start Given entries
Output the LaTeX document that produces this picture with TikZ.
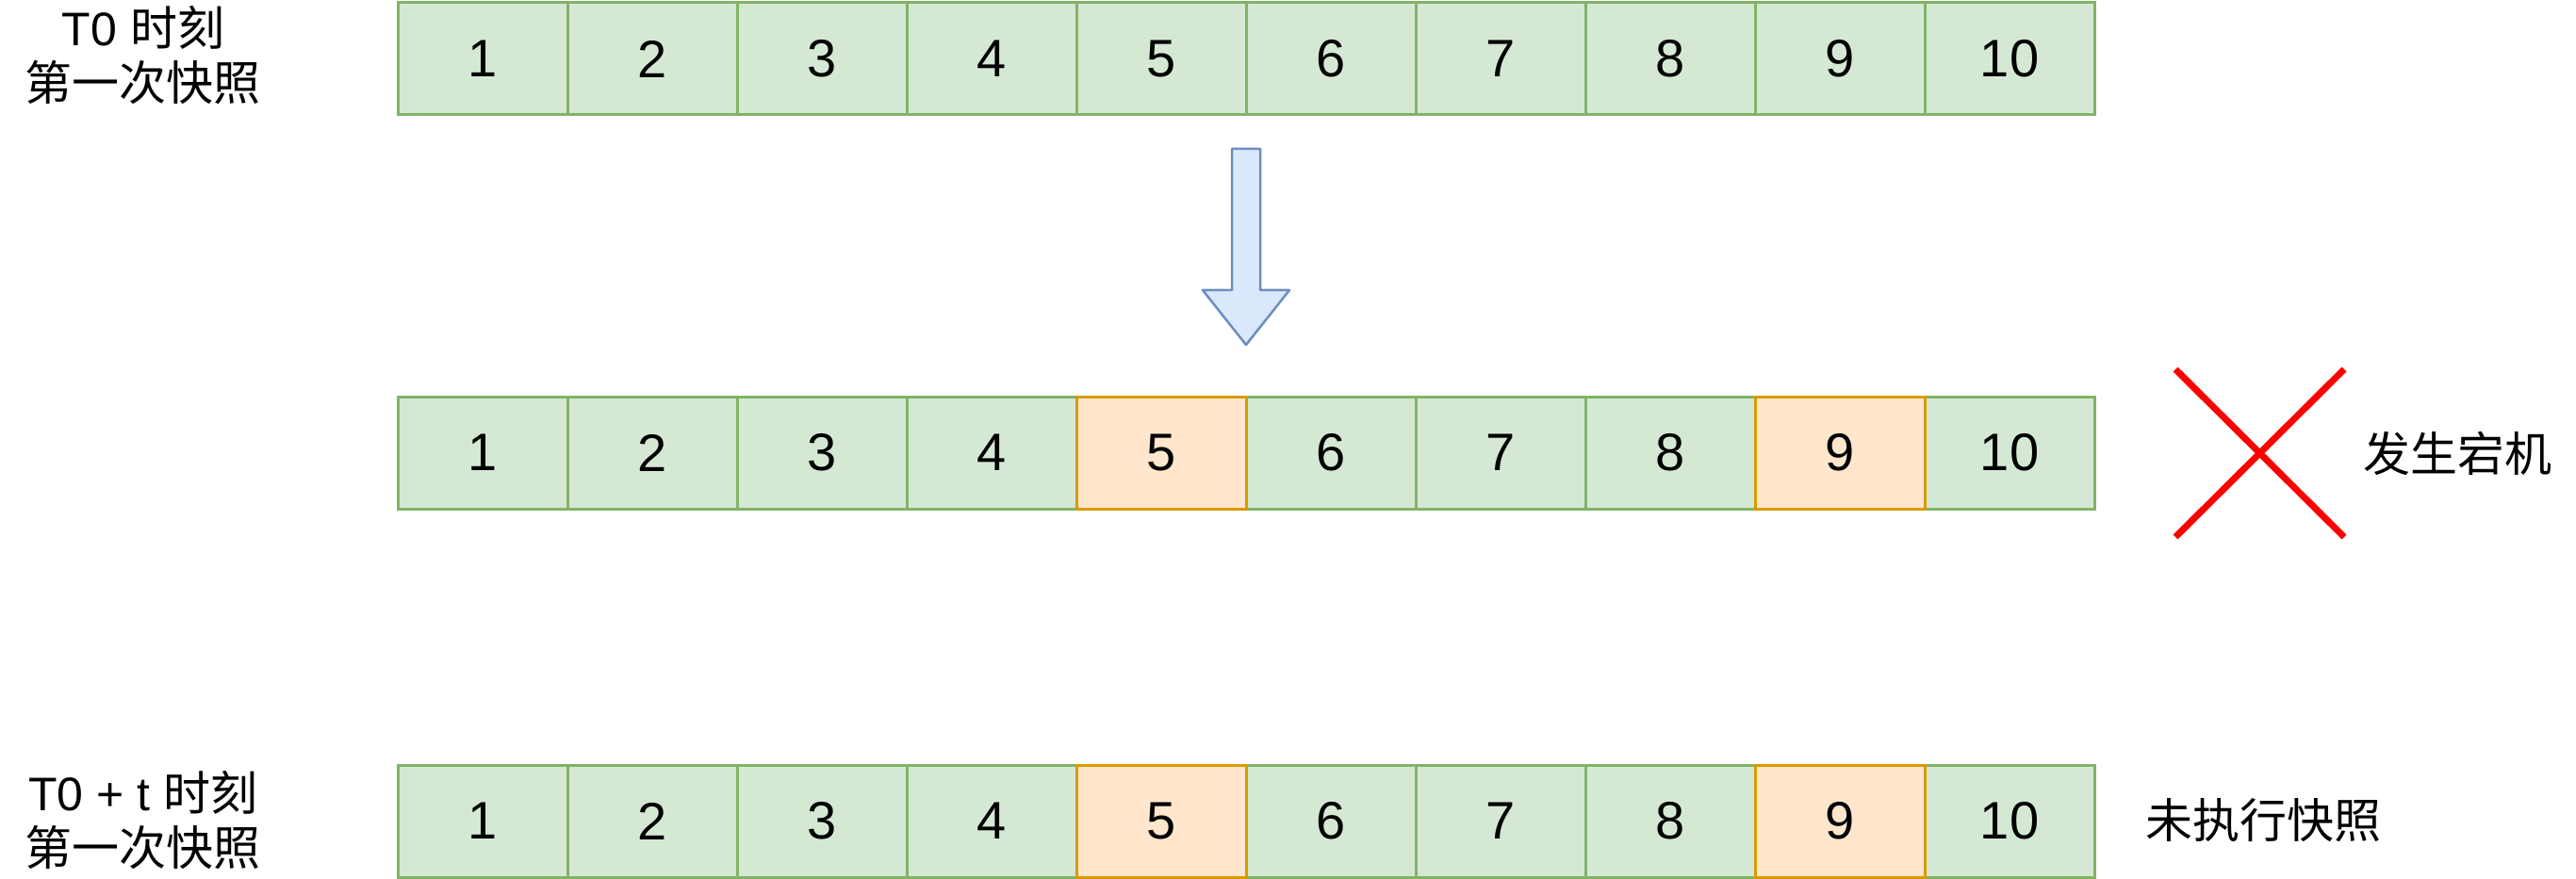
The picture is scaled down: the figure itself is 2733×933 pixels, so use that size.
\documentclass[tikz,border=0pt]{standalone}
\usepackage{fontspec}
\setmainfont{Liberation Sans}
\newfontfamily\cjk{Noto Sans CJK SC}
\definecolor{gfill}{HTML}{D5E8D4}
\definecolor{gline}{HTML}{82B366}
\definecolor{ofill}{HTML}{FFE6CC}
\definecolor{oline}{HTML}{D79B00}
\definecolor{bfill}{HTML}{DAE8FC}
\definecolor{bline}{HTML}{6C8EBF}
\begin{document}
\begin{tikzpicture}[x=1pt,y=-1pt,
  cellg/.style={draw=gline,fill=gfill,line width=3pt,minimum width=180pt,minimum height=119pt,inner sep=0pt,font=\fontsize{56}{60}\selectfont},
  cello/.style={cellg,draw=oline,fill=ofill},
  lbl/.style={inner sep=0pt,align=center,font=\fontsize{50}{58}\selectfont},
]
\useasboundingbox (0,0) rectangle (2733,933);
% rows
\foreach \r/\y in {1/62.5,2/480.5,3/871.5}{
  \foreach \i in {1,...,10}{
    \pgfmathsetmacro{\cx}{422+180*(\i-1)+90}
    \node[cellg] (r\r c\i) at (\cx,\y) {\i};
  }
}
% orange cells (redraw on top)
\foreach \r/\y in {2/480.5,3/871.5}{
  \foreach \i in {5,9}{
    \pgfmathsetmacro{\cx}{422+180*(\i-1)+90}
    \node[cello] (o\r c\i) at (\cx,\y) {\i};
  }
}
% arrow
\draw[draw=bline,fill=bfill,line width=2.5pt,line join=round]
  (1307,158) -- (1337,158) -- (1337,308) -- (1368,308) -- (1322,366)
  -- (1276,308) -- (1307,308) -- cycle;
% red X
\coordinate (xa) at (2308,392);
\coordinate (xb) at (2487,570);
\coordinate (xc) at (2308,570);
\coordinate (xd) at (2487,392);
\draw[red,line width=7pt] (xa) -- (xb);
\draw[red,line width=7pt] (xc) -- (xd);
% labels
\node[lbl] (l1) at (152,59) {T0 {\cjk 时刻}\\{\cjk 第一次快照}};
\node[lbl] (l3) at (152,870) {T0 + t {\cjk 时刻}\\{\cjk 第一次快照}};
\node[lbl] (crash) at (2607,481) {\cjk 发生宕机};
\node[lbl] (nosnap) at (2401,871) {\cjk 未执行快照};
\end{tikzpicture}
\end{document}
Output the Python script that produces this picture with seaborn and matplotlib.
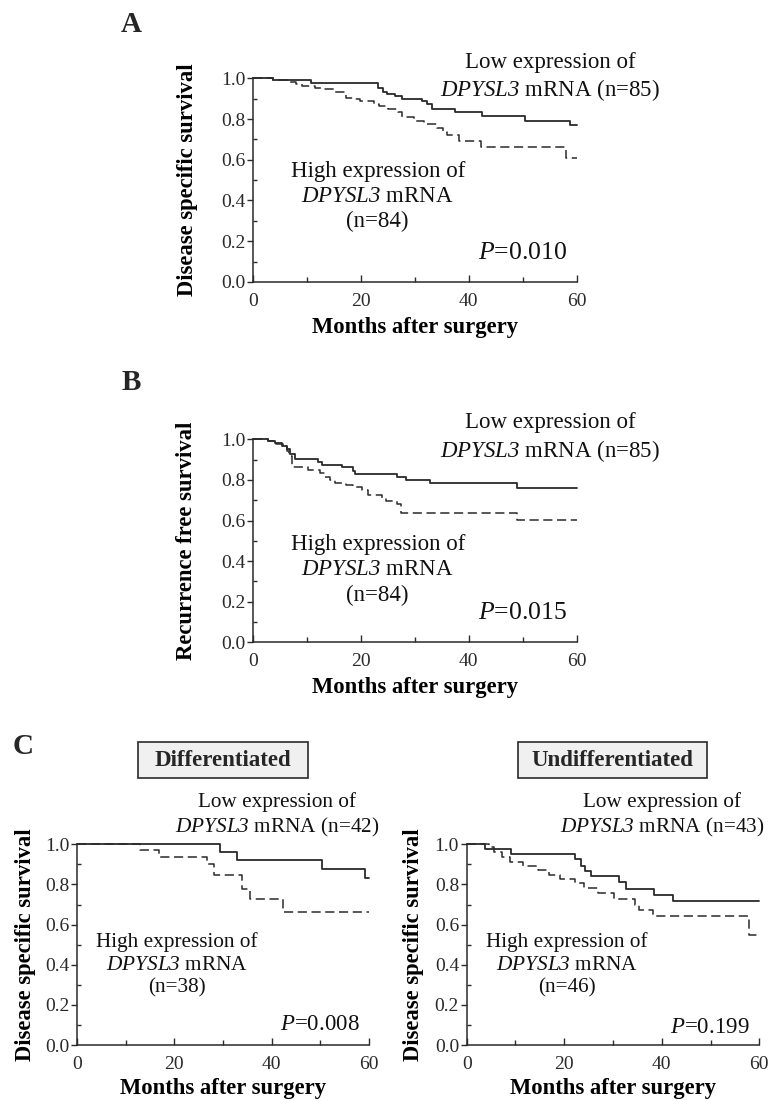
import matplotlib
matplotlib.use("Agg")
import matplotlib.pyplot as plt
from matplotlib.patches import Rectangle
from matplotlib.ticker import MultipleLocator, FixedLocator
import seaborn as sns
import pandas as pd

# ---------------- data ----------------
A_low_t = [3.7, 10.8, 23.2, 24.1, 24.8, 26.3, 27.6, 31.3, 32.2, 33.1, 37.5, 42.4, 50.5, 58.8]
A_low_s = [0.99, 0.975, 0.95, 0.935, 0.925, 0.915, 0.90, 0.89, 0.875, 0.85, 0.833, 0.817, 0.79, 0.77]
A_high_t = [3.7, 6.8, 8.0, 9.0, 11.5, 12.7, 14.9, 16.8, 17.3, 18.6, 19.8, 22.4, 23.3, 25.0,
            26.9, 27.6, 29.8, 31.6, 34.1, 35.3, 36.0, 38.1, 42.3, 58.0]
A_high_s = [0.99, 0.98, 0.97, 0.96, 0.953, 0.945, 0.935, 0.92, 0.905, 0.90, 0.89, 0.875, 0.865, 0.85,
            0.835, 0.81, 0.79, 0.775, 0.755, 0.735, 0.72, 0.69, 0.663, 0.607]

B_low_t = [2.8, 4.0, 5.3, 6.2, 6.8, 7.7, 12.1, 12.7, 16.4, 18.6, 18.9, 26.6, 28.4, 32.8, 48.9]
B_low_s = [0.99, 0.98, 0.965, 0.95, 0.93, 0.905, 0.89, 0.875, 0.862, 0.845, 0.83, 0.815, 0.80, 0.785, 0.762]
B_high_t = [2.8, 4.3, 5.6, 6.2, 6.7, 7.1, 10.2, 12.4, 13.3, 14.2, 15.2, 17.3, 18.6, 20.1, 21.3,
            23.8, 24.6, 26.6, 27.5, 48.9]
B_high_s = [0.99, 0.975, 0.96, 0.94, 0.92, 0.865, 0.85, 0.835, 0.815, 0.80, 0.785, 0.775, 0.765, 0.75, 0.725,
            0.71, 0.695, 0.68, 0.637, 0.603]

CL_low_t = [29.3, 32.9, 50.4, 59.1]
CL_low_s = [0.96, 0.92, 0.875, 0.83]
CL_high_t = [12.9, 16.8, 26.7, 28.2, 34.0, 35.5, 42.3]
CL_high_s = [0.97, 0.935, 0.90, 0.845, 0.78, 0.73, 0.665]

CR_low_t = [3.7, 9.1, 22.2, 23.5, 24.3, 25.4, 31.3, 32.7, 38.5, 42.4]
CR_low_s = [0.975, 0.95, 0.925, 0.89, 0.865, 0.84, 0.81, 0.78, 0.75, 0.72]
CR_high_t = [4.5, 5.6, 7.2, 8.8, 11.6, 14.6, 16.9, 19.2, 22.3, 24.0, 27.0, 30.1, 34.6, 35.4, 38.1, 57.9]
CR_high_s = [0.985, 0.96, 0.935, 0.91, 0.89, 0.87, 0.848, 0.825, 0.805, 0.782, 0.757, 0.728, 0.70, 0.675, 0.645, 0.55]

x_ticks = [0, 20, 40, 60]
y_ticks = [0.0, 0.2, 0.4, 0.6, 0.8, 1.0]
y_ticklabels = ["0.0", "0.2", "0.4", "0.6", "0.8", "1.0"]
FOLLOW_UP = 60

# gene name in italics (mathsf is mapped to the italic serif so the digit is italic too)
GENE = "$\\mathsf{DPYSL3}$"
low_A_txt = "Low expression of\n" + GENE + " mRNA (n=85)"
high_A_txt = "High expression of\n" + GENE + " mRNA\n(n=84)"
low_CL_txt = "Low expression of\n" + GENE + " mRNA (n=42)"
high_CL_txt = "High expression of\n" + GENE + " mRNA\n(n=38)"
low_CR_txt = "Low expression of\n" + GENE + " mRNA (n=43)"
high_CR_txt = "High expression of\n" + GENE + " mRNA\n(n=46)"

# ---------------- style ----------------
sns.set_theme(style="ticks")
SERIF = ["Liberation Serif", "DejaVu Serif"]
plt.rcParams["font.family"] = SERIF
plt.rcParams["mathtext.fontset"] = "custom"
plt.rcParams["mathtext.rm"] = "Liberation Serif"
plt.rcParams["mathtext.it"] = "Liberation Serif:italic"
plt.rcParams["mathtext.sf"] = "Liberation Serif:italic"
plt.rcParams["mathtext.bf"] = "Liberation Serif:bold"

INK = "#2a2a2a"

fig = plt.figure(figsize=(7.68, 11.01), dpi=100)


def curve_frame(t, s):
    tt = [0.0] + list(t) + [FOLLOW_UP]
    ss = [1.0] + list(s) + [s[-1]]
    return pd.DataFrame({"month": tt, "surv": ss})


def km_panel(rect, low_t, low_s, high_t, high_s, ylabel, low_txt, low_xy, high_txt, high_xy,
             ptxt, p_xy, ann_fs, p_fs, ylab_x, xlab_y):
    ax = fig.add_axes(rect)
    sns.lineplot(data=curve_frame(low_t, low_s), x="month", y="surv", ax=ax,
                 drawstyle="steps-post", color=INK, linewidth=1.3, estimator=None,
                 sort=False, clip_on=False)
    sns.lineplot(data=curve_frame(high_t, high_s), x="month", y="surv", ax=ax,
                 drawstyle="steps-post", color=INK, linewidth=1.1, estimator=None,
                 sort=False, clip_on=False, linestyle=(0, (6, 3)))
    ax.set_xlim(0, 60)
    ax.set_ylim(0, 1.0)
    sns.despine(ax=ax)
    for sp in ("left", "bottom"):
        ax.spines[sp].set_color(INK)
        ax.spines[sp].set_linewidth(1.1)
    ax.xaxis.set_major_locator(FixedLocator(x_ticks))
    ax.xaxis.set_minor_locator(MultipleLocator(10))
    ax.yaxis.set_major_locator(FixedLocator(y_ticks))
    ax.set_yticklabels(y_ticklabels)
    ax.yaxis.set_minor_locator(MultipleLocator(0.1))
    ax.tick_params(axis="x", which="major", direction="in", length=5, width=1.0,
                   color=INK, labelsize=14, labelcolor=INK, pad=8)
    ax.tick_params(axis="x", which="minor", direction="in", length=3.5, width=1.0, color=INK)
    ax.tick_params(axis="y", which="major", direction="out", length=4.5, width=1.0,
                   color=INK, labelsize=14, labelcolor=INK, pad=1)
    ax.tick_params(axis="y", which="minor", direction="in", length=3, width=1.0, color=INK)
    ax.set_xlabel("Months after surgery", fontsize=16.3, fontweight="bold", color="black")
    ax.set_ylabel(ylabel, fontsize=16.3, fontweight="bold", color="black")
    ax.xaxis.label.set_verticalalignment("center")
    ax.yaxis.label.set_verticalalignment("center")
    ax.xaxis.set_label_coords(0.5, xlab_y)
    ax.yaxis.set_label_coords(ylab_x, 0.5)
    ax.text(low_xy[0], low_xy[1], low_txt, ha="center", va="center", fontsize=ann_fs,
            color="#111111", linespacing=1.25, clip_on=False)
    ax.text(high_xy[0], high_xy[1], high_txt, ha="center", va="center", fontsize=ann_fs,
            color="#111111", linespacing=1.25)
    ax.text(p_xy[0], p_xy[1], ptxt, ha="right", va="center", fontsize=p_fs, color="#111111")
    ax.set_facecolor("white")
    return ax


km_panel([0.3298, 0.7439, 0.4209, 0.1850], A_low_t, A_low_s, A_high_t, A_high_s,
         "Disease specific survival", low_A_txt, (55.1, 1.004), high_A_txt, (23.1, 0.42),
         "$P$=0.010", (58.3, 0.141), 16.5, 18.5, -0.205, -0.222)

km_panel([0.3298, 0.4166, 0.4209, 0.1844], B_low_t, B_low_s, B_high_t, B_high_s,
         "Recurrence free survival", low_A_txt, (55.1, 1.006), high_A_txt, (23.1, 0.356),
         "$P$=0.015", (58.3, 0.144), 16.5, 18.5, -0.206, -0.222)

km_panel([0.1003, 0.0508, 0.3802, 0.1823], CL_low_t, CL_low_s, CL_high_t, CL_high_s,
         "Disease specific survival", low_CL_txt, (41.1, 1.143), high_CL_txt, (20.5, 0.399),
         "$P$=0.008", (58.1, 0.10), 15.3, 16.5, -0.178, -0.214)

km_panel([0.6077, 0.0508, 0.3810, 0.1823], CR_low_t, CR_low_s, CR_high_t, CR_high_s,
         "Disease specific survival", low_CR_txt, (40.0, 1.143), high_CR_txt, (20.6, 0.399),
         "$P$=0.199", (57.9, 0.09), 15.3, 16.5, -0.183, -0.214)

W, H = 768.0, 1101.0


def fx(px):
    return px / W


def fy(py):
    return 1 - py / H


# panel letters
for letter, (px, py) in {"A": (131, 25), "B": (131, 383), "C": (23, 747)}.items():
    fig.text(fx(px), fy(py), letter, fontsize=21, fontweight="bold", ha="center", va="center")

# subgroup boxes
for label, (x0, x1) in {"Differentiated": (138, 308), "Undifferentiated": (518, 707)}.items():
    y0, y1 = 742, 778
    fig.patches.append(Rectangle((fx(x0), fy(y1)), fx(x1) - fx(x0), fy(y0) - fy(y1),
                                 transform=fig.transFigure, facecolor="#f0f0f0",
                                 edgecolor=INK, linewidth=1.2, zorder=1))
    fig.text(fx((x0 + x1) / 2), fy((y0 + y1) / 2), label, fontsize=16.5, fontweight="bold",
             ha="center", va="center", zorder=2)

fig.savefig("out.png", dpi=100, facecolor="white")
end Given entries
→ What the task requires: Exclude any pictures, and restate word for word the lines from the one containing "Output the Python" through the one containing "0.69, 0.663, 0.607]", both included.

→ Result of this exercise:
Output the Python script that produces this picture with seaborn and matplotlib.
import matplotlib
matplotlib.use("Agg")
import matplotlib.pyplot as plt
from matplotlib.patches import Rectangle
from matplotlib.ticker import MultipleLocator, FixedLocator
import seaborn as sns
import pandas as pd

# ---------------- data ----------------
A_low_t = [3.7, 10.8, 23.2, 24.1, 24.8, 26.3, 27.6, 31.3, 32.2, 33.1, 37.5, 42.4, 50.5, 58.8]
A_low_s = [0.99, 0.975, 0.95, 0.935, 0.925, 0.915, 0.90, 0.89, 0.875, 0.85, 0.833, 0.817, 0.79, 0.77]
A_high_t = [3.7, 6.8, 8.0, 9.0, 11.5, 12.7, 14.9, 16.8, 17.3, 18.6, 19.8, 22.4, 23.3, 25.0,
            26.9, 27.6, 29.8, 31.6, 34.1, 35.3, 36.0, 38.1, 42.3, 58.0]
A_high_s = [0.99, 0.98, 0.97, 0.96, 0.953, 0.945, 0.935, 0.92, 0.905, 0.90, 0.89, 0.875, 0.865, 0.85,
            0.835, 0.81, 0.79, 0.775, 0.755, 0.735, 0.72, 0.69, 0.663, 0.607]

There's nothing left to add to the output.